Massive Capital Spending: Ever since Independence, economists have forever complained that the Budgetary allocation is mostly wasted on funding revenue expenditure, primarily government salaries and interest on borrowings. No money is left for much-needed capital expenditure (capex). This suddenly changed in the 2023-24 Budget when the government announced a stupendous capex of Rs10 lakh crore for defence, urban infrastructure and railways (allocation of Rs2.40 lakh crore, a whopping 75% jump over that in FY22-23).
 
The government has committed to a capital outlay of Rs8.3 lakh crore for the defence sector over the next few years. The Defence Production and Export Promotion Policy 2020 set a domestic production value of Rs1,75,000 crore with exports of Rs35,000 crore by 2025. Energy is another sector enjoying massive capital outlay on renewables to smart grids to smart metering.
 
Cut in Imports: This is not obvious now but if the capex on PLI, energy and defence pays off, three of the biggest import items—electronics, arms and oil—would be cut sharply, leading to a structural change. Sectors under which the PLI scheme have been announced constitute around 40% of total imports.
 
The benefits of this massive  multi-directional government capex is visible. Every few days, companies are announcing orders that are multiple times their revenues. Analysts are finding it hard to keep up with the torrent of such news and updating their revenue and profit forecast.
 
The consensus is that, at least for the coming few years, we have a stable and committed policy framework and, hence, forecasts of sustained growth is a given. This has led to a consensus about the markets heading higher.
 
Who Doesn’t Know It?
Extrapolating economic fundamentals to stock market forecasting is a big leap, though. Stocks rise significantly when they are undervalued and there are positive surprises. Right now, stocks are no longer undervalued and everyone in the market already knows about the huge positive impact of railways and defence expenditure. This is why wagon manufacturer Titagarh Rail Systems leapt 367% and Mazagon Dock shot up 191% last year.
 
As Howard Marks, legendary US investor advised, when you are excited about something (such as a country’s or a company’s future), ask yourself: who doesn’t know that? If everyone knows that, it is not a surprise and the rosy future is already reflected in the current price.
 
Indeed, when everyone is bullish and agrees with one another, one needs to be cautious. A slight negative news can cause a serious setback.
 
(This article first appeared in Business Standard newspaper)
 
Comments
Pragna Mankodi
1 year ago
Great article pointing out the follies of forecasting the movement of stock market. However, if we look back at the history, at least I am convinced that this bull phase is not like 1992. It\'s backed with good fundamentals based on companies\' results and their own long term strategies. It is the confidence of the business and investing promoters\' confidence in the current dispensation and it\'s policies that has given fillip to investors\' interest in the stock market. As compared to 1992, the investors - particularly the young generation of today - are better informed and smart. Yes, valuations are certainly high but it reflects the confidence of the investing public in those companies about their earning capacity and ROI and ROE. After all, game of investment is - in addition to art and science - all about how one views the financial risks and balance them to ensure the fulfillment of investment objectives.
shankarmes
Replied to Pragna Mankodi comment 1 year ago
The question is , as an investor, do you have an "Edge" ?
Pragna Mankodi
Replied to shankarmes comment 1 year ago
My reply is definitive yes. The transparency, with the use of IT infra, has increased significantly. Under direction from RBI banks have opened investor\'s education centres and SEBI has also tightened policies and processes to insulate the investors from frauds etc. As a result, I feel more informed, secured in deploying my funds into the stock market.
Kamal Garg
Replied to Pragna Mankodi comment 1 year ago
There is definitely more transparency, more dissemination of information or rather deluge of information all across leading more aware and better educated people around us. a better informed person is likely to take a better decision also.

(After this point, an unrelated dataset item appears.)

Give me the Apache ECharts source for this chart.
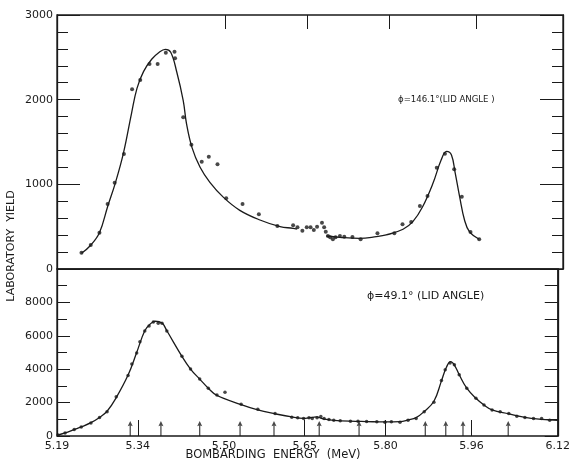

As per baby-step policy, there will be 'assembly' first of the imported components leading to manufacture also later provided there is a right environment and policy stability. India is already one of the biggest markets of the world and therefore scalability should not be an issue.
SP2
Replied to Kamal Garg comment 1 year ago
We should not forget bear markets begin even when companies are reporting a 100% profit rise and bear Markets end even though the companies are in a down cycle. I am not trying to predict that the cycle will turn, but sometimes remembering this keeps me grounded.